## COLLECTED DATA
# # # #

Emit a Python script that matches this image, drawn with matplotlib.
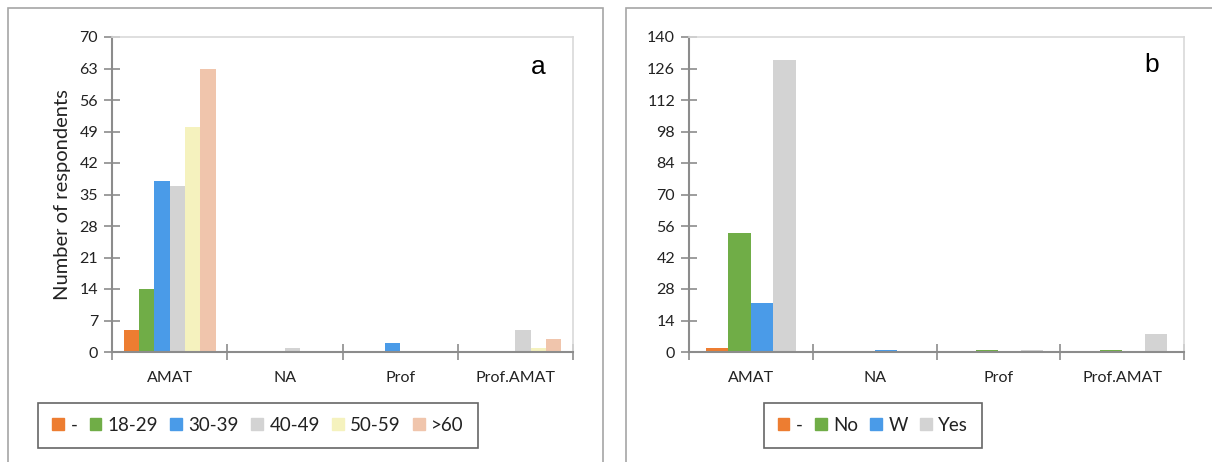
import numpy as np
import matplotlib
matplotlib.use('Agg')
import matplotlib.pyplot as plt
from matplotlib.patches import Rectangle, Patch

plt.rcParams['font.family'] = ['Lato', 'DejaVu Sans']

categories = ['AMAT', 'NA', 'Prof', 'Prof.AMAT']

# panel a: respondents by age group
age_labels = ['-', '18-29', '30-39', '40-49', '50-59', '>60']
age_dash = [5, 0, 0, 0]
age_18_29 = [14, 0, 0, 0]
age_30_39 = [38, 0, 2, 0]
age_40_49 = [37, 1, 0, 5]
age_50_59 = [50, 0, 0, 1]
age_60 = [63, 0, 0, 3]

# panel b: respondents by answer
ans_labels = ['-', 'No', 'W', 'Yes']
ans_dash = [2, 0, 0, 0]
ans_no = [53, 0, 1, 1]
ans_w = [22, 1, 0, 0]
ans_yes = [130, 0, 1, 8]

c_orange = '#ED7D31'
c_green = '#70AD47'
c_blue = '#4A9BE8'
c_gray = '#D3D3D3'
c_yellow = '#F5F2BE'
c_peach = '#F0C5AC'

W, H = 1212, 462
fig = plt.figure(figsize=(W / 100, H / 100), dpi=100)


def px_axes(x0, x1, y_top, y_bot):
    return fig.add_axes([x0 / W, 1 - y_bot / H, (x1 - x0) / W, (y_bot - y_top) / H])


def draw_panel(ax, series, labels, colors, ymax, step, letter, letter_pos):
    n = len(series)
    width = 1.0 / (n + 1.5)
    x = np.arange(len(categories))
    for i, (vals, col) in enumerate(zip(series, colors)):
        ax.bar(x + (i - (n - 1) / 2) * width, vals, width, color=col,
               linewidth=0, label=labels[i], zorder=2)
    ax.set_xlim(-0.5, len(categories) - 0.5)
    ax.set_ylim(0, ymax)
    ax.set_yticks(np.arange(0, ymax + 1, step))
    ax.set_xticks(x)
    ax.set_xticklabels(categories)
    ax.set_xticks(np.arange(-0.5, len(categories)), minor=True)
    for s in ax.spines.values():
        s.set_color('#D9D9D9')
        s.set_linewidth(1.2)
    for s in ('left', 'bottom'):
        ax.spines[s].set_color('#8C8C8C')
        ax.spines[s].set_linewidth(1.5)
    ax.tick_params(axis='y', direction='inout', length=12, width=1.2,
                   color='#8C8C8C', labelsize=11.5, labelcolor='#222222', pad=4)
    ax.tick_params(axis='x', which='major', length=0, labelsize=11.5,
                   labelcolor='#222222', pad=14)
    ax.tick_params(axis='x', which='minor', direction='inout', length=12,
                   width=1.2, color='#8C8C8C')
    ax.text(letter_pos[0], letter_pos[1], letter, transform=ax.transAxes, fontsize=19,
            family='Liberation Sans', ha='center', va='center')


ax_a = px_axes(112, 573, 37, 352)
draw_panel(ax_a, [age_dash, age_18_29, age_30_39, age_40_49, age_50_59, age_60],
           age_labels, [c_orange, c_green, c_blue, c_gray, c_yellow, c_peach],
           70, 7, 'a', (0.924, 0.905))
ax_a.set_ylabel('Number of respondents', fontsize=14.5, color='#222222')
ax_a.yaxis.set_label_coords(-0.088, 0.5)

ax_b = px_axes(689, 1184, 37, 352)
draw_panel(ax_b, [ans_dash, ans_no, ans_w, ans_yes], ans_labels,
           [c_orange, c_green, c_blue, c_gray],
           140, 14, 'b', (0.935, 0.911))

# outer chart borders
fig.patches.append(Rectangle((8 / W, -0.1), 595 / W, 1.1 - 8 / H, transform=fig.transFigure,
                             fill=False, edgecolor='#A6A6A6', linewidth=1.2))
fig.patches.append(Rectangle((626 / W, -0.1), 0.6, 1.1 - 8 / H, transform=fig.transFigure,
                             fill=False, edgecolor='#A6A6A6', linewidth=1.2))

legend_kw = dict(ncol=6, fontsize=13.5, frameon=True, fancybox=False,
                 handlelength=0.62, handleheight=0.62, handletextpad=0.35,
                 columnspacing=0.65, borderpad=0.75, borderaxespad=0, loc='center')

h_a = [Patch(color=c) for c in [c_orange, c_green, c_blue, c_gray, c_yellow, c_peach]]
leg_a = fig.legend(h_a, age_labels, bbox_to_anchor=(258 / W, 1 - 425.5 / H), **legend_kw)
h_b = [Patch(color=c) for c in [c_orange, c_green, c_blue, c_gray]]
leg_b = fig.legend(h_b, ans_labels, bbox_to_anchor=(873 / W, 1 - 425.5 / H), **legend_kw)
for leg in (leg_a, leg_b):
    leg.get_frame().set_edgecolor('#404040')
    leg.get_frame().set_linewidth(1.2)
    for t in leg.get_texts():
        t.set_color('#222222')

fig.savefig('out.png', dpi=100)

# # # #

## INSTRUCTIONS FOR THE TASK
Repeat the lines above, starting at the first and stopping after the line that holds "categories = ['AMAT', 'NA', 'Prof', 'Prof.AMAT']", with the pictures left out.

## CORRECT ANSWER
Emit a Python script that matches this image, drawn with matplotlib.
import numpy as np
import matplotlib
matplotlib.use('Agg')
import matplotlib.pyplot as plt
from matplotlib.patches import Rectangle, Patch

plt.rcParams['font.family'] = ['Lato', 'DejaVu Sans']

categories = ['AMAT', 'NA', 'Prof', 'Prof.AMAT']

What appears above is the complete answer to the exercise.